If everything is configured properly, you should see some output like this:

Copied properties for revision 0.

Now that you have registered your mirror repository for synchronization with the master repository, we should go ahead and perform the initial synchronization so that the mirror and the master repository are synchronized.

Step 5: Perform Initial Synchronization

To make sure everything is ready and to perform the initial synchronization, on any system, perform the following:

svnsync synchronize URL_TO_MIRROR_REPO --username=svnsync --password=svnsyncpassword

If everything synchronized property, you should see some output similar to this:

Committed revision 1.
Copied properties for revision 1.
Committed revision 2.
Copied properties for revision 2.
Committed revision 3.
Copied properties for revision 3.
…

Step 6: Automate Synchronization with post-commit Hook

Now with the initial synchronization out of the way, all that needs to happen now is to write a script to be ran either as a scheduled process or as a post-commit hook to synchronize your mirror repository with the master repository.
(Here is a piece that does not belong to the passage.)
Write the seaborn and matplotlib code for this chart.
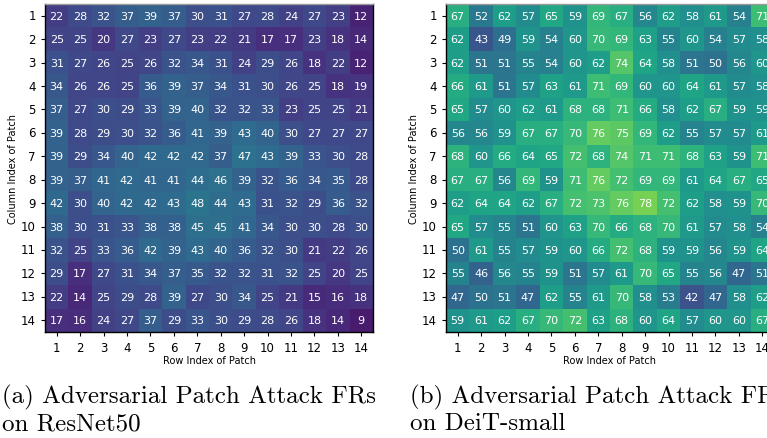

I suggest the post-commit option as it gives you the best chance of having a mirror repository as up-to-date as possible.  Here is an example hook that might be used on the master repository to synchronize a mirror repository as part of the post-commit hook.  As a shell script:

# Example for synchronizing one repository from the post-commit hook
#!/bin/sh
SVNSYNC=/usr/local/bin/svnsync
$SVNSYNC synchronize URL_TO_MIRROR_REPO --username=svnsync --password=svnsyncpassword &

exit 0

That is it. Once you have followed the steps outlined above, you should have a mirror repository that is kept up to date automatically when someone modifies the master repository. This also concludes our introduction to svnsync and how to implement it.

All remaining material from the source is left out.